Give back the records below exactly, every one, with no pictures.

* BEGIN Items *

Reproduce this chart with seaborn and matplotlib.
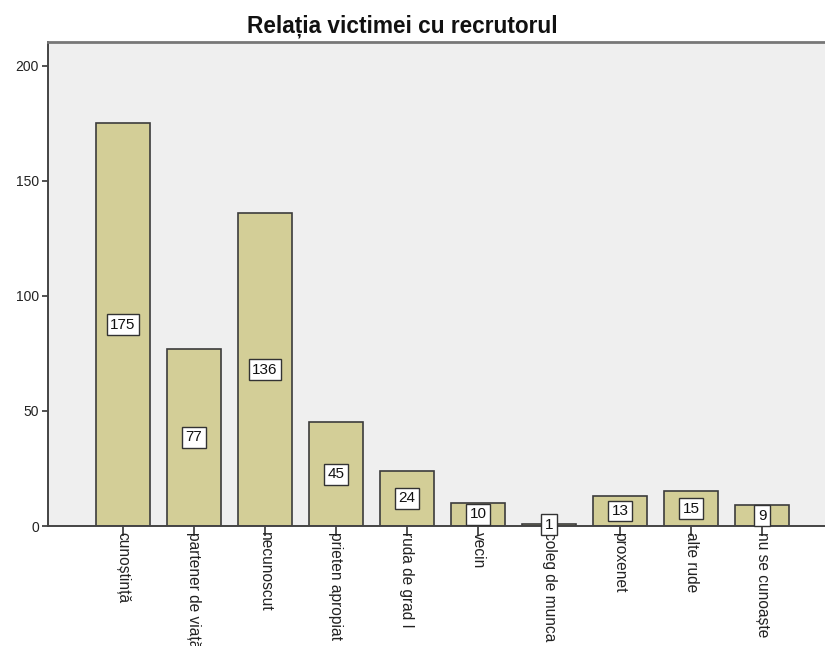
import matplotlib
matplotlib.use("Agg")
import matplotlib.pyplot as plt
import seaborn as sns
import pandas as pd

categories = [
    "cunoștință", "partener de viață", "necunoscut", "prieten apropiat",
    "ruda de grad I", "vecin", "coleg de munca", "proxenet",
    "alte rude", "nu se cunoaște",
]
counts = [175, 77, 136, 45, 24, 10, 1, 13, 15, 9]
y_ticks = [0, 50, 100, 150, 200]
title = "Relația victimei cu recrutorul"

sns.set_theme(style="white")
plt.rcParams["font.family"] = ["Liberation Sans", "DejaVu Sans"]

df = pd.DataFrame({"relatie": categories, "numar": counts})

W, H = 825, 646
fig = plt.figure(figsize=(W / 100, H / 100), dpi=100)
fig.patch.set_facecolor("white")
left, top, bottom, right = 48, 42, 526, 837
ax = fig.add_axes([left / W, (H - bottom) / H, (right - left) / W, (bottom - top) / H])
ax.set_facecolor("#EFEFEF")

sns.barplot(data=df, x="relatie", y="numar", order=categories, color="#D3CE97",
            saturation=1, width=0.76, edgecolor="#3C3C3C", linewidth=1.2, ax=ax)

for cont in ax.containers:
    ax.bar_label(cont, labels=[str(v) for v in counts], label_type="center",
                 fontsize=11, color="#111111",
                 bbox=dict(boxstyle="square,pad=0.22", facecolor="white",
                           edgecolor="#333333", linewidth=1.0))

ax.set_xlim(-1.056, 10.056)
ax.set_ylim(0, 210.4)
ax.set_yticks(y_ticks)
ax.set_yticklabels([str(t) for t in y_ticks], fontsize=10, color="#222222")
ax.set_xlabel("")
ax.set_ylabel("")
ax.set_xticks(range(len(categories)))
ax.set_xticklabels(categories, rotation=270, fontsize=11.2, color="#222222",
                   va="top", ha="center")
ax.tick_params(axis="y", direction="out", length=4.5, width=1.2, color="#333333",
               left=True, pad=2)
ax.tick_params(axis="x", direction="out", length=7.5, width=1.2, color="#333333",
               bottom=True, pad=-3.5)

for side in ["left", "bottom"]:
    ax.spines[side].set_color("#444444")
    ax.spines[side].set_linewidth(1.4)
ax.spines["top"].set_color("#777777")
ax.spines["top"].set_linewidth(2.0)
ax.spines["right"].set_visible(False)

fig.text(402 / W, 1 - 26 / H, title, ha="center", va="center",
         fontsize=16.3, fontweight="bold", color="#111111")

fig.savefig("out.png", dpi=100)
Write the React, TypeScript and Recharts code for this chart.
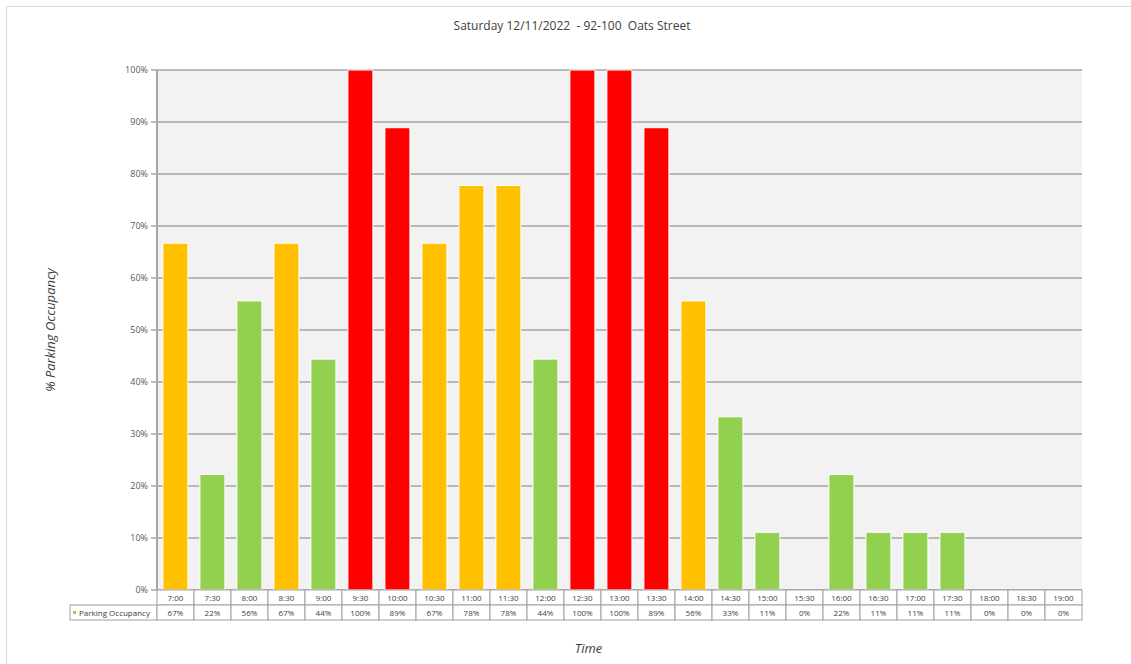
import { Bar, BarChart, CartesianGrid, Cell, XAxis, YAxis } from 'recharts';

const times = [
  '7:00', '7:30', '8:00', '8:30', '9:00', '9:30', '10:00', '10:30', '11:00', '11:30',
  '12:00', '12:30', '13:00', '13:30', '14:00', '14:30', '15:00', '15:30', '16:00', '16:30',
  '17:00', '17:30', '18:00', '18:30', '19:00',
];
const occupancy = [
  66.7, 22.2, 55.6, 66.7, 44.4, 100, 88.9, 66.7, 77.8, 77.8,
  44.4, 100, 100, 88.9, 55.6, 33.3, 11.1, 0, 22.2, 11.1,
  11.1, 11.1, 0, 0, 0,
];
// colour band per interval as shown in the source
const status = [
  'mid', 'low', 'low', 'mid', 'low', 'high', 'high', 'mid', 'mid', 'mid',
  'low', 'high', 'high', 'high', 'mid', 'low', 'low', 'low', 'low', 'low',
  'low', 'low', 'low', 'low', 'low',
];
const yTicks = [0, 10, 20, 30, 40, 50, 60, 70, 80, 90, 100];

const STATUS_COLOR: Record<string, string> = {
  high: '#ff0000',
  mid: '#ffc000',
  low: '#92d050',
};

const W = 1131;
const H = 664;
const PLOT_LEFT = 157;
const PLOT_RIGHT = 1082;
const PLOT_TOP = 70;
const PLOT_BOTTOM = 590;
const XAXIS_H = 30;
const ROW_H = 15;
const CELL_W = (PLOT_RIGHT - PLOT_LEFT) / times.length;
const GRID = '#a6a6a6';
const TABLE_LINE = '#a0a0a0';
const TEXT = '#404040';
const FONT = '"Open Sans", "Noto Sans", sans-serif';

const data = times.map((time, i) => ({
  time,
  value: occupancy[i],
  status: status[i],
}));

function TableTick(props: any) {
  const { x, index } = props;
  const left = x - CELL_W / 2;
  const top = PLOT_BOTTOM;
  return (
    <g fontFamily={FONT} fontSize={8} fill={TEXT}>
      {index === 0 && (
        <g>
          <rect x={70} y={top + ROW_H} width={PLOT_LEFT - 70} height={ROW_H} fill="#fff" stroke={TABLE_LINE} />
          <rect x={73} y={top + ROW_H + 6} width={3} height={3} fill={STATUS_COLOR.low} />
          <text x={79} y={top + ROW_H + 10.5}>Parking Occupancy</text>
        </g>
      )}
      <rect x={left} y={top} width={CELL_W} height={ROW_H} fill="#fff" stroke={TABLE_LINE} />
      <rect x={left} y={top + ROW_H} width={CELL_W} height={ROW_H} fill="#fff" stroke={TABLE_LINE} />
      <text x={x} y={top + 10.5} textAnchor="middle">{times[index]}</text>
      <text x={x} y={top + ROW_H + 10.5} textAnchor="middle">
        {Math.round(occupancy[index])}%
      </text>
    </g>
  );
}

export default function App() {
  return (
    <div
      style={{
        position: 'absolute',
        left: 0,
        top: 0,
        width: W,
        height: H,
        background: '#fff',
        fontFamily: FONT,
      }}
    >
      <div
        style={{
          position: 'absolute',
          left: 6,
          top: 6,
          width: W,
          height: H,
          borderTop: '1px solid #d9d9d9',
          borderLeft: '1px solid #d9d9d9',
        }}
      />
      <div
        style={{
          position: 'absolute',
          left: 0,
          width: 1144,
          top: 17,
          textAlign: 'center',
          fontSize: 12,
          color: '#404040',
        }}
      >
        Saturday 12/11/2022&nbsp; - 92-100&nbsp; Oats Street
      </div>
      <BarChart
        width={W}
        height={H}
        data={data}
        margin={{ top: PLOT_TOP, right: W - PLOT_RIGHT, left: 0, bottom: H - PLOT_BOTTOM - XAXIS_H }}
        barCategoryGap="16%"
        style={{ position: 'absolute', left: 0, top: 0 }}
      >
        <CartesianGrid vertical={false} stroke={GRID} strokeWidth={1.5} fill="#f2f2f2" />
        <XAxis
          dataKey="time"
          height={XAXIS_H}
          axisLine={false}
          tickLine={false}
          interval={0}
          tick={<TableTick />}
          label={{
            value: 'Time',
            position: 'bottom',
            offset: 24,
            dx: -31,
            style: { fontFamily: FONT, fontSize: 13, fontStyle: 'italic', fill: TEXT },
          }}
        />
        <YAxis
          width={PLOT_LEFT}
          domain={[0, 100]}
          ticks={yTicks}
          interval={0}
          tickFormatter={(v: number) => `${v}%`}
          axisLine={{ stroke: GRID, strokeWidth: 2 }}
          tickLine={{ stroke: GRID, strokeWidth: 1.5 }}
          tickSize={6}
          tickMargin={3}
          tick={{ fontFamily: FONT, fontSize: 9, fill: '#595959' }}
          label={{
            value: '% Parking Occupancy',
            angle: -90,
            position: 'insideLeft',
            offset: 50,
            style: { fontFamily: FONT, fontSize: 13, fontStyle: 'italic', fill: TEXT, textAnchor: 'middle' },
          }}
        />
        <Bar dataKey="value" stroke="#ffffff" strokeWidth={1} isAnimationActive={false}>
          {data.map((d) => (
            <Cell key={d.time} fill={STATUS_COLOR[d.status]} />
          ))}
        </Bar>
      </BarChart>
    </div>
  );
}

* END Items *

## Answer for this exercise
Reproduce this chart with seaborn and matplotlib.
import matplotlib
matplotlib.use("Agg")
import matplotlib.pyplot as plt
import seaborn as sns
import pandas as pd

categories = [
    "cunoștință", "partener de viață", "necunoscut", "prieten apropiat",
    "ruda de grad I", "vecin", "coleg de munca", "proxenet",
    "alte rude", "nu se cunoaște",
]
counts = [175, 77, 136, 45, 24, 10, 1, 13, 15, 9]
y_ticks = [0, 50, 100, 150, 200]
title = "Relația victimei cu recrutorul"

sns.set_theme(style="white")
plt.rcParams["font.family"] = ["Liberation Sans", "DejaVu Sans"]

df = pd.DataFrame({"relatie": categories, "numar": counts})

W, H = 825, 646
fig = plt.figure(figsize=(W / 100, H / 100), dpi=100)
fig.patch.set_facecolor("white")
left, top, bottom, right = 48, 42, 526, 837
ax = fig.add_axes([left / W, (H - bottom) / H, (right - left) / W, (bottom - top) / H])
ax.set_facecolor("#EFEFEF")

sns.barplot(data=df, x="relatie", y="numar", order=categories, color="#D3CE97",
            saturation=1, width=0.76, edgecolor="#3C3C3C", linewidth=1.2, ax=ax)

for cont in ax.containers:
    ax.bar_label(cont, labels=[str(v) for v in counts], label_type="center",
                 fontsize=11, color="#111111",
                 bbox=dict(boxstyle="square,pad=0.22", facecolor="white",
                           edgecolor="#333333", linewidth=1.0))

ax.set_xlim(-1.056, 10.056)
ax.set_ylim(0, 210.4)
ax.set_yticks(y_ticks)
ax.set_yticklabels([str(t) for t in y_ticks], fontsize=10, color="#222222")
ax.set_xlabel("")
ax.set_ylabel("")
ax.set_xticks(range(len(categories)))
ax.set_xticklabels(categories, rotation=270, fontsize=11.2, color="#222222",
                   va="top", ha="center")
ax.tick_params(axis="y", direction="out", length=4.5, width=1.2, color="#333333",
               left=True, pad=2)
ax.tick_params(axis="x", direction="out", length=7.5, width=1.2, color="#333333",
               bottom=True, pad=-3.5)

for side in ["left", "bottom"]:
    ax.spines[side].set_color("#444444")
    ax.spines[side].set_linewidth(1.4)
ax.spines["top"].set_color("#777777")
ax.spines["top"].set_linewidth(2.0)
ax.spines["right"].set_visible(False)

fig.text(402 / W, 1 - 26 / H, title, ha="center", va="center",
         fontsize=16.3, fontweight="bold", color="#111111")

fig.savefig("out.png", dpi=100)
Write the React, TypeScript and Recharts code for this chart.
import { Bar, BarChart, CartesianGrid, Cell, XAxis, YAxis } from 'recharts';

const times = [
  '7:00', '7:30', '8:00', '8:30', '9:00', '9:30', '10:00', '10:30', '11:00', '11:30',
  '12:00', '12:30', '13:00', '13:30', '14:00', '14:30', '15:00', '15:30', '16:00', '16:30',
  '17:00', '17:30', '18:00', '18:30', '19:00',
];
const occupancy = [
  66.7, 22.2, 55.6, 66.7, 44.4, 100, 88.9, 66.7, 77.8, 77.8,
  44.4, 100, 100, 88.9, 55.6, 33.3, 11.1, 0, 22.2, 11.1,
  11.1, 11.1, 0, 0, 0,
];
// colour band per interval as shown in the source
const status = [
  'mid', 'low', 'low', 'mid', 'low', 'high', 'high', 'mid', 'mid', 'mid',
  'low', 'high', 'high', 'high', 'mid', 'low', 'low', 'low', 'low', 'low',
  'low', 'low', 'low', 'low', 'low',
];
const yTicks = [0, 10, 20, 30, 40, 50, 60, 70, 80, 90, 100];

const STATUS_COLOR: Record<string, string> = {
  high: '#ff0000',
  mid: '#ffc000',
  low: '#92d050',
};

const W = 1131;
const H = 664;
const PLOT_LEFT = 157;
const PLOT_RIGHT = 1082;
const PLOT_TOP = 70;
const PLOT_BOTTOM = 590;
const XAXIS_H = 30;
const ROW_H = 15;
const CELL_W = (PLOT_RIGHT - PLOT_LEFT) / times.length;
const GRID = '#a6a6a6';
const TABLE_LINE = '#a0a0a0';
const TEXT = '#404040';
const FONT = '"Open Sans", "Noto Sans", sans-serif';

const data = times.map((time, i) => ({
  time,
  value: occupancy[i],
  status: status[i],
}));

function TableTick(props: any) {
  const { x, index } = props;
  const left = x - CELL_W / 2;
  const top = PLOT_BOTTOM;
  return (
    <g fontFamily={FONT} fontSize={8} fill={TEXT}>
      {index === 0 && (
        <g>
          <rect x={70} y={top + ROW_H} width={PLOT_LEFT - 70} height={ROW_H} fill="#fff" stroke={TABLE_LINE} />
          <rect x={73} y={top + ROW_H + 6} width={3} height={3} fill={STATUS_COLOR.low} />
          <text x={79} y={top + ROW_H + 10.5}>Parking Occupancy</text>
        </g>
      )}
      <rect x={left} y={top} width={CELL_W} height={ROW_H} fill="#fff" stroke={TABLE_LINE} />
      <rect x={left} y={top + ROW_H} width={CELL_W} height={ROW_H} fill="#fff" stroke={TABLE_LINE} />
      <text x={x} y={top + 10.5} textAnchor="middle">{times[index]}</text>
      <text x={x} y={top + ROW_H + 10.5} textAnchor="middle">
        {Math.round(occupancy[index])}%
      </text>
    </g>
  );
}

export default function App() {
  return (
    <div
      style={{
        position: 'absolute',
        left: 0,
        top: 0,
        width: W,
        height: H,
        background: '#fff',
        fontFamily: FONT,
      }}
    >
      <div
        style={{
          position: 'absolute',
          left: 6,
          top: 6,
          width: W,
          height: H,
          borderTop: '1px solid #d9d9d9',
          borderLeft: '1px solid #d9d9d9',
        }}
      />
      <div
        style={{
          position: 'absolute',
          left: 0,
          width: 1144,
          top: 17,
          textAlign: 'center',
          fontSize: 12,
          color: '#404040',
        }}
      >
        Saturday 12/11/2022&nbsp; - 92-100&nbsp; Oats Street
      </div>
      <BarChart
        width={W}
        height={H}
        data={data}
        margin={{ top: PLOT_TOP, right: W - PLOT_RIGHT, left: 0, bottom: H - PLOT_BOTTOM - XAXIS_H }}
        barCategoryGap="16%"
        style={{ position: 'absolute', left: 0, top: 0 }}
      >
        <CartesianGrid vertical={false} stroke={GRID} strokeWidth={1.5} fill="#f2f2f2" />
        <XAxis
          dataKey="time"
          height={XAXIS_H}
          axisLine={false}
          tickLine={false}
          interval={0}
          tick={<TableTick />}
          label={{
            value: 'Time',
            position: 'bottom',
            offset: 24,
            dx: -31,
            style: { fontFamily: FONT, fontSize: 13, fontStyle: 'italic', fill: TEXT },
          }}
        />
        <YAxis
          width={PLOT_LEFT}
          domain={[0, 100]}
          ticks={yTicks}
          interval={0}
          tickFormatter={(v: number) => `${v}%`}
          axisLine={{ stroke: GRID, strokeWidth: 2 }}
          tickLine={{ stroke: GRID, strokeWidth: 1.5 }}
          tickSize={6}
          tickMargin={3}
          tick={{ fontFamily: FONT, fontSize: 9, fill: '#595959' }}
          label={{
            value: '% Parking Occupancy',
            angle: -90,
            position: 'insideLeft',
            offset: 50,
            style: { fontFamily: FONT, fontSize: 13, fontStyle: 'italic', fill: TEXT, textAnchor: 'middle' },
          }}
        />
        <Bar dataKey="value" stroke="#ffffff" strokeWidth={1} isAnimationActive={false}>
          {data.map((d) => (
            <Cell key={d.time} fill={STATUS_COLOR[d.status]} />
          ))}
        </Bar>
      </BarChart>
    </div>
  );
}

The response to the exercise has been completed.